Trump’s standing will fundamentally change if he is a convicted felon before Election Day, Haley said, acknowledging that such an outcome is a very real possibility as Trump navigates 91 felony charges across four separate criminal cases.

“People are not looking six months down the road when these court cases have taken place,” Haley said. “He’s going to be in a courtroom all of March, April, May and June. How in the world do you win a general election when these cases keep going and the judgments keep coming?”

Meanwhile, Biden was asked as he departed the White House on Tuesday whether he preferred to go up against Haley or Trump this fall.

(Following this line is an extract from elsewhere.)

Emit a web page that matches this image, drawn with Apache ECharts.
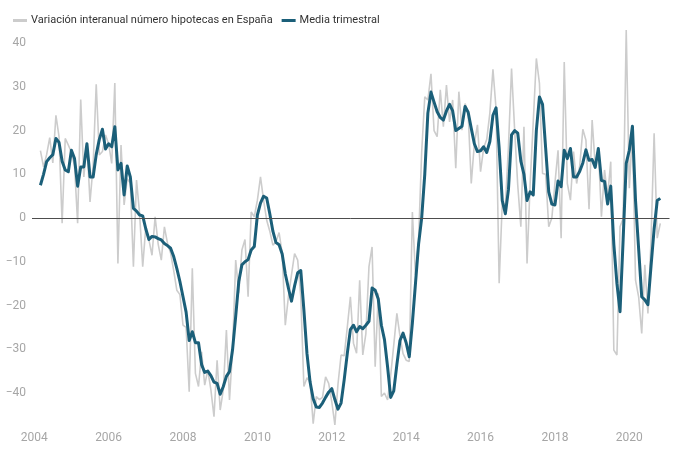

“Oh, I don’t care,” the president said.

Lest anyone question her commitment, Haley’s campaign is spending more than $500,000 on a new television advertising campaign set to begin running Wednesday in Michigan ahead of the state’s Feb. 27 primary, according to spokesperson Olivia Perez-Cubas.

At the same time, the AP has obtained Haley’s post-South Carolina travel schedule that features 11 separate stops in seven days across Michigan, Minnesota, Colorado, Utah, Virginia, Washington, D.C., North Carolina and Massachusetts.

The schedule also includes at least 10 high-dollar private fundraising events.

Indeed, Haley’s expansive base of big- and small-dollar donors is donating at an extraordinary pace despite her underwhelming performance at the polls. That’s a reflection of persistent Republican fears about Trump’s ability to win over independents and moderate voters in the general election and serious concerns about his turbulent leadership should he return to the White House.

“I’m going to her up to the convention,” said Republican donor Eric Levine, who co-hosted a New York fundraiser for Haley earlier this month. “We’re not prepared to fold our tents and pray at the alter of Donald Trump.”

“There’s value in her ticking in and gathering delegates, because if and when he stumbles,” Levine continued, “who knows what happens.”

As for her path forward, Haley said she’s focused only on her plans through Super Tuesday. As for staying in the race through the July convention, she said she hasn’t thought that far ahead.

Some voters wish she would.

Gil White, a 75-year-old Republican veteran from James Island, South Carolina, said he was a Trump loyalist until the former president criticized Haley’s husband, a military serviceman, last week.

“For him to disparage a military man in deployment is just too much,” White said while attending a Haley rally in Kiawah Island over the weekend.

He acknowledged concerns about Haley’s chances against Trump, but said he wants her to stay in the race even if she continues to lose.